How it works
The agent understands three kinds of context:- Your message — What you type in the chat. Be as descriptive or brief as you want.
- Canvas context — The images and videos currently on your canvas. The agent can see and reference these.
- Workspace memory — Your saved preferences, brand guidelines, and creative patterns from past projects.
What the agent can do
The agent has access to a full suite of creative tools:| Category | Capabilities |
|---|---|
| Image generation | Create images from text descriptions, edit existing images, remove backgrounds, upscale resolution |
| Video generation | Create videos from text, animate between keyframes (first and last frame), generate reference video with visual consistency |
| Media analysis | Analyze images and videos to extract style, composition, color, and motion details |
Talking to the agent
You can be conversational or specific:- “Create a sunset over a calm ocean” — The agent picks reasonable defaults
- “Generate a 16:9 image of the main character standing in the rain, matching the color palette from the reference photo” — More specific, references canvas images
- “Animate this image with a slow zoom out” — References an existing canvas image
- “What’s the style of this uploaded photo?” — Asks the vision engine to analyze an image
Batch and parallel generation
The agent can handle multiple generation tasks at once. When you request several outputs in a single message, the agent runs them in parallel — you don’t have to wait for one to finish before the next one starts. Quantity requests:- “Generate 5 different poster concepts for this campaign”
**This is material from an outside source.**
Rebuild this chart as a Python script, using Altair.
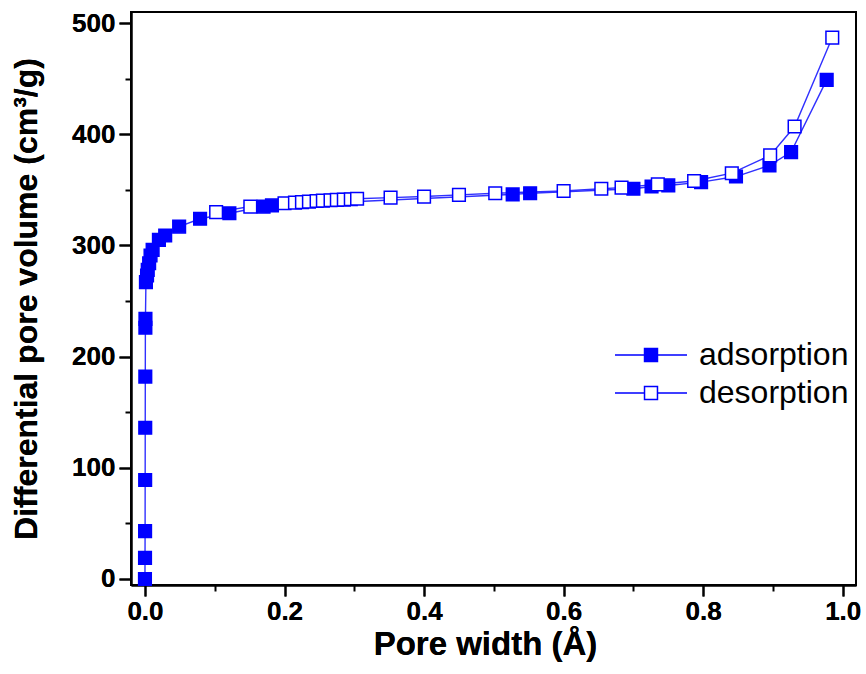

- “Create 3 color variations of this logo”
- “Try this scene in warm tones, cool tones, and high contrast”
- “Generate both a realistic and an illustrated version”
- “Create front, side, and back views of this character” — The agent generates all three in parallel using the same reference
- “Remove the background from these 3 images”
- “Upscale all the character portraits on the canvas”
Using skills
Skills are reusable prompt templates that you invoke by typing/ in the chat input. Instead of retyping the same style direction or complex instruction every time, save it as a skill and trigger it with a short command like /cinematic or /product-shot.
When you type /, a popup shows your available skills. Select one to insert it as a visual chip in your message. You can combine multiple skills with your own text in a single message.
Skills are workspace-scoped, so your entire team shares the same set of /slash commands. See Skills for how to create and manage them.
Conversation memory
The agent remembers everything discussed within a project’s chat session. This includes:- Your creative direction and preferences expressed during the conversation
- What you liked and didn’t like about previous generations
- Character names, scene descriptions, and terminology you’ve established
- Corrections and refinements you’ve made
How generations appear
Every generation creates a new item on the canvas. Nothing is overwritten or replaced — you always keep your previous results. This means you can:- Compare multiple variations side by side
- Go back to an earlier generation at any time
- Mix and match results from different attempts
Credits
Each generation uses credits from your plan. Different operations cost different amounts — image generation is relatively inexpensive, while video generation uses more credits. See the pricing page for a full breakdown.If a generation fails (due to a model error or timeout), credits are automatically refunded to your account.